### Task objective
Below is a listing; write it out exactly and drop any images from it.

++++++

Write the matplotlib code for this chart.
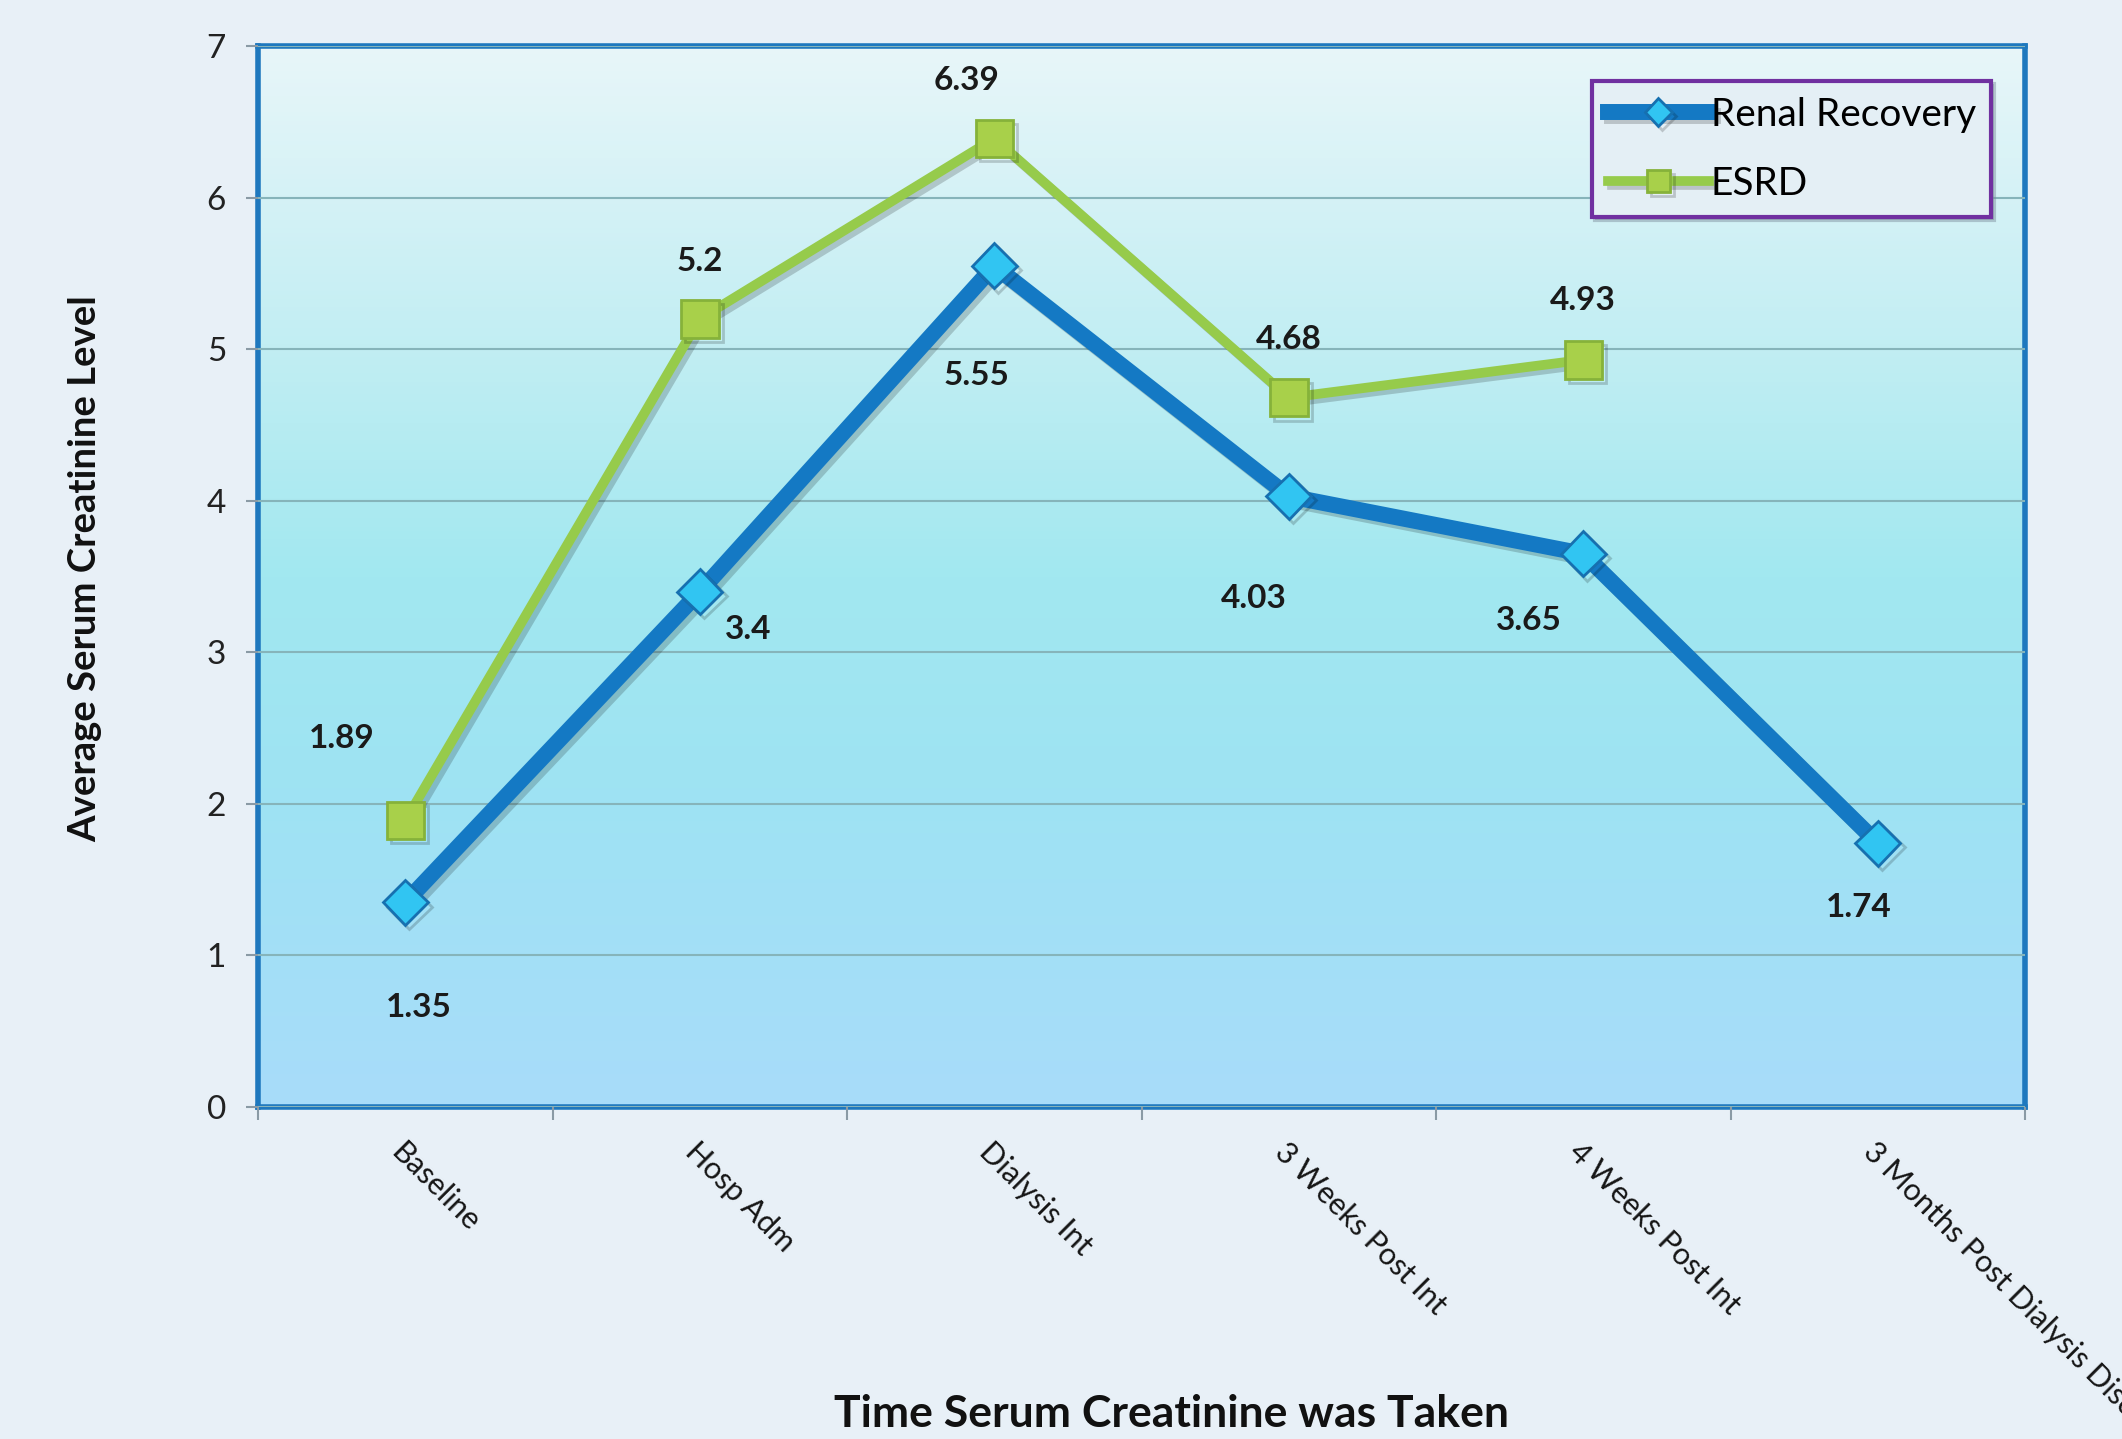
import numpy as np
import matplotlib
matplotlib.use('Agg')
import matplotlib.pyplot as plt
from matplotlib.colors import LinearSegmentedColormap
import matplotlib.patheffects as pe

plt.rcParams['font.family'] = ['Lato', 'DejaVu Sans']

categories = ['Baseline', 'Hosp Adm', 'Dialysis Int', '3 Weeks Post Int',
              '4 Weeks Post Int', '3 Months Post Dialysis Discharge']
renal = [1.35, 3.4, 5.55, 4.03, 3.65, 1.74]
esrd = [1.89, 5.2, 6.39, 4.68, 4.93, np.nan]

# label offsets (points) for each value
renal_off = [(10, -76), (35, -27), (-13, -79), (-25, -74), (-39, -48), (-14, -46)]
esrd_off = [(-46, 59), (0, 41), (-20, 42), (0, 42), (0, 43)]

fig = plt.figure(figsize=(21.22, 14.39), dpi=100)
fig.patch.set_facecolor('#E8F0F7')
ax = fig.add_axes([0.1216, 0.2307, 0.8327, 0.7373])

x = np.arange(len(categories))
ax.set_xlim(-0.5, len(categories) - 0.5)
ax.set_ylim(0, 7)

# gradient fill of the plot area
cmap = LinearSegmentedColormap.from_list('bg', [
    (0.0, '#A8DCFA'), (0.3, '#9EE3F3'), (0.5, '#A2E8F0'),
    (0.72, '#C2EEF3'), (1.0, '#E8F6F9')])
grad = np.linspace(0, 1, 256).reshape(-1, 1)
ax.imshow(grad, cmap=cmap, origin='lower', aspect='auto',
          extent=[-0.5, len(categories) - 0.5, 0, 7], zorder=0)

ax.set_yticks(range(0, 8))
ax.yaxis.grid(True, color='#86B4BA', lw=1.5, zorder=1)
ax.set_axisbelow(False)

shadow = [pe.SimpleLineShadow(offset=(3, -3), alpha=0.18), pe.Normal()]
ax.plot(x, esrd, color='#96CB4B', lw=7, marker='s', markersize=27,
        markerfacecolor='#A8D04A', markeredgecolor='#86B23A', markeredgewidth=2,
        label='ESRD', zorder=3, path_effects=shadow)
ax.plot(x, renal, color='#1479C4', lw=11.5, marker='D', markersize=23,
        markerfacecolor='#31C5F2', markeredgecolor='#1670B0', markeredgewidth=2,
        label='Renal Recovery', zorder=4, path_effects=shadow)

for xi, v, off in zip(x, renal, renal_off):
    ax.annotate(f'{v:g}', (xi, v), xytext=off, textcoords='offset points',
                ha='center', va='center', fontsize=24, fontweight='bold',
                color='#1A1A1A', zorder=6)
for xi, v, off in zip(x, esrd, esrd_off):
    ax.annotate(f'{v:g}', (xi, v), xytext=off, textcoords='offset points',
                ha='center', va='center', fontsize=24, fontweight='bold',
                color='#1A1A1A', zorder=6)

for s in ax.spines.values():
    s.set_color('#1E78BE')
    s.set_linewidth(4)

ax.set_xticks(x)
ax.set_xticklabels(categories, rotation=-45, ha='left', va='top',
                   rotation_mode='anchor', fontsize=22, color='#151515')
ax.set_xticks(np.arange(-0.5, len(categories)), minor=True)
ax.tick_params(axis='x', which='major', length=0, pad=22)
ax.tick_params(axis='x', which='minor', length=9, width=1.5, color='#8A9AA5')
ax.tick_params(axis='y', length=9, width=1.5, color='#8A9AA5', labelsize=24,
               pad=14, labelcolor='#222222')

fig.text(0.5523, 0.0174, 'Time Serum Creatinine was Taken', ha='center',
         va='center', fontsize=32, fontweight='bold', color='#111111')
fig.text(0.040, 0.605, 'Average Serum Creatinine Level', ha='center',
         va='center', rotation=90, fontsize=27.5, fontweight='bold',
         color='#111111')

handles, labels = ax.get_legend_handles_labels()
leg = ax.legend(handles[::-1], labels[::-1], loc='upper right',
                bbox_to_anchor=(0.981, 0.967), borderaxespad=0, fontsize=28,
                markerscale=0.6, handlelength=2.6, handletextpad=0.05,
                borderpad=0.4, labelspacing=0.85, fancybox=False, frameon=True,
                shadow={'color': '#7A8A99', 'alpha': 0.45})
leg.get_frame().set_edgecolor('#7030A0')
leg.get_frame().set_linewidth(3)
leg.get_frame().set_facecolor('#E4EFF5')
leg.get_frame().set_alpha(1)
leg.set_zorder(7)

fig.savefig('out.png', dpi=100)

++++++

### Result of the task
Write the matplotlib code for this chart.
import numpy as np
import matplotlib
matplotlib.use('Agg')
import matplotlib.pyplot as plt
from matplotlib.colors import LinearSegmentedColormap
import matplotlib.patheffects as pe

plt.rcParams['font.family'] = ['Lato', 'DejaVu Sans']

categories = ['Baseline', 'Hosp Adm', 'Dialysis Int', '3 Weeks Post Int',
              '4 Weeks Post Int', '3 Months Post Dialysis Discharge']
renal = [1.35, 3.4, 5.55, 4.03, 3.65, 1.74]
esrd = [1.89, 5.2, 6.39, 4.68, 4.93, np.nan]

# label offsets (points) for each value
renal_off = [(10, -76), (35, -27), (-13, -79), (-25, -74), (-39, -48), (-14, -46)]
esrd_off = [(-46, 59), (0, 41), (-20, 42), (0, 42), (0, 43)]

fig = plt.figure(figsize=(21.22, 14.39), dpi=100)
fig.patch.set_facecolor('#E8F0F7')
ax = fig.add_axes([0.1216, 0.2307, 0.8327, 0.7373])

x = np.arange(len(categories))
ax.set_xlim(-0.5, len(categories) - 0.5)
ax.set_ylim(0, 7)

# gradient fill of the plot area
cmap = LinearSegmentedColormap.from_list('bg', [
    (0.0, '#A8DCFA'), (0.3, '#9EE3F3'), (0.5, '#A2E8F0'),
    (0.72, '#C2EEF3'), (1.0, '#E8F6F9')])
grad = np.linspace(0, 1, 256).reshape(-1, 1)
ax.imshow(grad, cmap=cmap, origin='lower', aspect='auto',
          extent=[-0.5, len(categories) - 0.5, 0, 7], zorder=0)

ax.set_yticks(range(0, 8))
ax.yaxis.grid(True, color='#86B4BA', lw=1.5, zorder=1)
ax.set_axisbelow(False)

shadow = [pe.SimpleLineShadow(offset=(3, -3), alpha=0.18), pe.Normal()]
ax.plot(x, esrd, color='#96CB4B', lw=7, marker='s', markersize=27,
        markerfacecolor='#A8D04A', markeredgecolor='#86B23A', markeredgewidth=2,
        label='ESRD', zorder=3, path_effects=shadow)
ax.plot(x, renal, color='#1479C4', lw=11.5, marker='D', markersize=23,
        markerfacecolor='#31C5F2', markeredgecolor='#1670B0', markeredgewidth=2,
        label='Renal Recovery', zorder=4, path_effects=shadow)

for xi, v, off in zip(x, renal, renal_off):
    ax.annotate(f'{v:g}', (xi, v), xytext=off, textcoords='offset points',
                ha='center', va='center', fontsize=24, fontweight='bold',
                color='#1A1A1A', zorder=6)
for xi, v, off in zip(x, esrd, esrd_off):
    ax.annotate(f'{v:g}', (xi, v), xytext=off, textcoords='offset points',
                ha='center', va='center', fontsize=24, fontweight='bold',
                color='#1A1A1A', zorder=6)

for s in ax.spines.values():
    s.set_color('#1E78BE')
    s.set_linewidth(4)

ax.set_xticks(x)
ax.set_xticklabels(categories, rotation=-45, ha='left', va='top',
                   rotation_mode='anchor', fontsize=22, color='#151515')
ax.set_xticks(np.arange(-0.5, len(categories)), minor=True)
ax.tick_params(axis='x', which='major', length=0, pad=22)
ax.tick_params(axis='x', which='minor', length=9, width=1.5, color='#8A9AA5')
ax.tick_params(axis='y', length=9, width=1.5, color='#8A9AA5', labelsize=24,
               pad=14, labelcolor='#222222')

fig.text(0.5523, 0.0174, 'Time Serum Creatinine was Taken', ha='center',
         va='center', fontsize=32, fontweight='bold', color='#111111')
fig.text(0.040, 0.605, 'Average Serum Creatinine Level', ha='center',
         va='center', rotation=90, fontsize=27.5, fontweight='bold',
         color='#111111')

handles, labels = ax.get_legend_handles_labels()
leg = ax.legend(handles[::-1], labels[::-1], loc='upper right',
                bbox_to_anchor=(0.981, 0.967), borderaxespad=0, fontsize=28,
                markerscale=0.6, handlelength=2.6, handletextpad=0.05,
                borderpad=0.4, labelspacing=0.85, fancybox=False, frameon=True,
                shadow={'color': '#7A8A99', 'alpha': 0.45})
leg.get_frame().set_edgecolor('#7030A0')
leg.get_frame().set_linewidth(3)
leg.get_frame().set_facecolor('#E4EFF5')
leg.get_frame().set_alpha(1)
leg.set_zorder(7)

fig.savefig('out.png', dpi=100)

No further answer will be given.